The family of three includes peacekeeping Eric (Jonathan Groff) and his hot-tempered husband Andrew (Ben Aldridge), with their innocent, intellectual daughter Wen (Kristen Cui). They become terrorized by a group of four individuals: Leonard (Dave Bautista), Sabrina (Nikki Amuda-Bird), Adriane (Abby Quinn), and Redmond (Rupert Grint). So what’s the catch exactly? It’s unknown, even amidst the shock, confusion, and violence that unfolds on the screen during the 100-minute runtime.
Such wild demands for a sacrifice beg a multitude of questions, which are so ambiguously answered that you might as well not craft up anymore. Who are these lunatics, and where did they come from? Are Andrew and Eric being targeted for their status as a gay couple and parents of an adopted Chinese daughter? Has God chosen this family to choose the sacrifice in the eyes of witnesses (four strangers)? The only bits of answers we receive are doled-out flashbacks of Eric and Andrew’s early days of their relationship, including their adoption and a vicious attack in a bar. One’s perspective on this will vary considerably, but it becomes another test of one’s endurance due to Shyamalan’s intentions.
In layman’s terms, the feature oddly places heavy stress on some religious zealotry gone bonkers because these four warriors believe the family must save the world or else everyone else suffers. Cue the television for exposition on unthinkable atrocities occurring within the timeframes of each minute lost due to a failure of sacrifice. It’s as if Shyamalan wants to explore the Book of Revelation, The Holy Trinity, or the Execution of God in some mastermind scheme. So, the sexuality and confinement in the woods don’t necessarily matter here, as the film almost persuades you of Leonard’s indifferent, allegorical preachings.
Perhaps that has to do with Bautista’s exceptional performance as a muscular yet earnestly affecting individual whose obstinate attitude carries that pathos in this desolate situation. Groff and Aldridge compliment one another superbly with their perspectives, and Grint gets to shine with a jittery, hotheaded card for a few minutes. The camerawork and editing Shyamalan employs give excellent depth as the actors’ close-ups allow them to attempt to make logic of the situation, and Herdis Stefansdottir’s soundtrack keeps the stakes uneasy. It’s uncanny at times that you genuinely believe Shyamalan had returned to a form of his that once defined his aura when The Sixth Sense caught us off-guard over two decades prior.
However, Knock at the Cabin‘s greatest strength is also a knock on its most significant limitation. The more the claustrophobic story escalates, it meticulously unfolds into another psycho-thriller that’s uneven in tone and doesn’t amount to much once the credits roll except perplexion and frustration. The suspenseful guessing game becomes washed down due to a lack of visceral weight and tension. Maybe that’s not what Shyamalan’s intention was here, as prioritizing a fantastic exercise in filmmaking was a goal that exceeded expectations. But the practicality is viewers came in with the awareness that he was going to pull off some unbelievable twist, whether liked or not, and it ended up feeling like a cop-out.

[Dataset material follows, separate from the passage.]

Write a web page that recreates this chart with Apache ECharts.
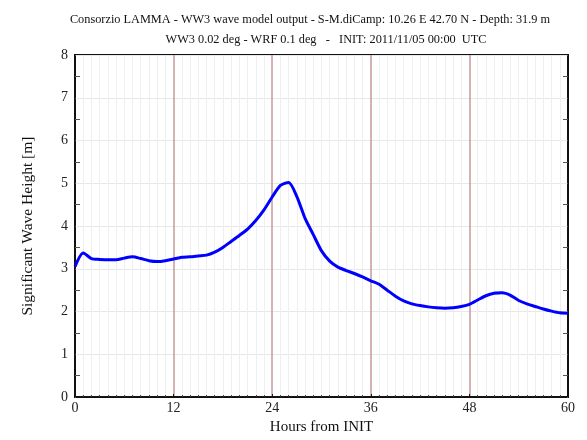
<!DOCTYPE html>
<html>
<head>
<meta charset="utf-8">
<script src="https://cdn.jsdelivr.net/npm/echarts@6/dist/echarts.min.js"></script>
<style>html,body{margin:0;padding:0;background:#fff}#c{width:587px;height:440px}</style>
</head>
<body>
<div id="c"></div>
<script>
const titleLine1 = "Consorzio LAMMA - WW3 wave model output - S-M.diCamp: 10.26 E 42.70 N - Depth: 31.9 m";
const titleLine2 = "WW3 0.02 deg - WRF 0.1 deg   -   INIT: 2011/11/05 00:00  UTC";
const xName = "Hours from INIT";
const yName = "Significant Wave Height [m]";
const hours = [0,1,2,3,4,5,6,7,8,9,10,11,12,13,14,15,16,17,18,19,20,21,22,23,24,25,26,27,28,29,30,31,32,33,34,35,36,37,38,39,40,41,42,43,44,45,46,47,48,49,50,51,52,53,54,55,56,57,58,59,60];
const waveHeight = [3.05,3.37,3.24,3.22,3.21,3.21,3.25,3.28,3.24,3.19,3.17,3.19,3.23,3.27,3.28,3.30,3.32,3.39,3.50,3.64,3.78,3.93,4.13,4.38,4.68,4.95,5.02,4.69,4.18,3.80,3.42,3.18,3.04,2.96,2.89,2.81,2.72,2.64,2.50,2.36,2.25,2.18,2.14,2.11,2.09,2.08,2.09,2.12,2.17,2.27,2.37,2.43,2.44,2.38,2.26,2.18,2.12,2.06,2.01,1.97,1.96];

const serif = "Liberation Serif";
const chart = echarts.init(document.getElementById('c'), null, {renderer: 'canvas'});
chart.setOption({
  animation: false,
  backgroundColor: '#fff',
  title: [
    {text: titleLine1, left: 305, top: 9, textAlign: 'center',
     textStyle: {fontFamily: serif, fontSize: 12.3, fontWeight: 'normal', color: '#111'}},
    {text: titleLine2, left: 321, top: 29, textAlign: 'center',
     textStyle: {fontFamily: serif, fontSize: 12.3, fontWeight: 'normal', color: '#111'}}
  ],
  grid: {left: 75, right: 19, top: 55, bottom: 39, show: true, borderColor: '#111', borderWidth: 2, backgroundColor: 'transparent'},
  xAxis: [{
    type: 'value', min: 0, max: 60, interval: 12,
    name: xName, nameLocation: 'middle', nameGap: 16,
    nameTextStyle: {fontFamily: serif, fontSize: 15, color: '#111'},
    axisLine: {show: true, lineStyle: {color: '#111', width: 2}},
    axisTick: {show: true, inside: true, length: 3, lineStyle: {color: '#111'}},
    minorTick: {show: true, splitNumber: 12, length: 2, lineStyle: {color: '#333'}},
    axisLabel: {fontFamily: serif, fontSize: 14, color: '#222', margin: 4},
    splitLine: {show: true, lineStyle: {color: '#c79a9a', width: 1.5}},
    minorSplitLine: {show: true, lineStyle: {color: '#efefef', width: 1}}
  }],
  yAxis: [{
    type: 'value', min: 0, max: 8, interval: 1,
    name: yName, nameLocation: 'middle', nameGap: 39, nameRotate: 90,
    nameTextStyle: {fontFamily: serif, fontSize: 15.5, color: '#111'},
    axisLine: {show: true, lineStyle: {color: '#111', width: 2}},
    axisTick: {show: true, inside: true, length: 1, lineStyle: {color: '#555'}},
    minorTick: {show: true, splitNumber: 2, length: 5, lineStyle: {color: '#555'}},
    axisLabel: {fontFamily: serif, fontSize: 14, color: '#222', margin: 7},
    splitLine: {show: true, lineStyle: {color: '#e8e8e8', width: 1}}
  }, {
    type: 'value', min: 0, max: 8, interval: 1, position: 'right',
    axisLine: {show: true, lineStyle: {color: '#111', width: 2}},
    axisTick: {show: true, inside: true, length: 1, lineStyle: {color: '#555'}},
    minorTick: {show: true, splitNumber: 2, length: 5, lineStyle: {color: '#555'}},
    axisLabel: {show: false},
    splitLine: {show: false}
  }],
  series: [{
    type: 'line',
    data: hours.map((h, i) => [h, waveHeight[i]]),
    showSymbol: false,
    smooth: 0.25,
    lineStyle: {color: '#0000ff', width: 3},
    z: 5
  }]
});
</script>
</body>
</html>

The result we’re left with is a lacking thriller that could be compared to a lachrymose drama of how a family must fight for their love while terrorized by strangers. Yes, it sometimes works with its sharp angles and thoughtful compelling explanations, but it falls flat once it’s time to tie it all together and the realization that it fails to deviate from its dreary design. And not that Shyamalan needs any further nitpicking here, as his idiosyncratic mix of genius and absurdity is surprisingly bankable by sketching new ideas in today’s modern film environment. Maybe he is an underrated film genius, and audiences have turned a blind eye to his perfecting of subjecting us to unknown horrors while holding onto the power of faith.
Unfortunately, his lack of consistency puts quite a damper on Knock on the Cabin, a feature that stands out better than most of his other mediocre works. Possibly the next one will get Shyamalan a step closer to the roots of his fondly praised 1999 classic.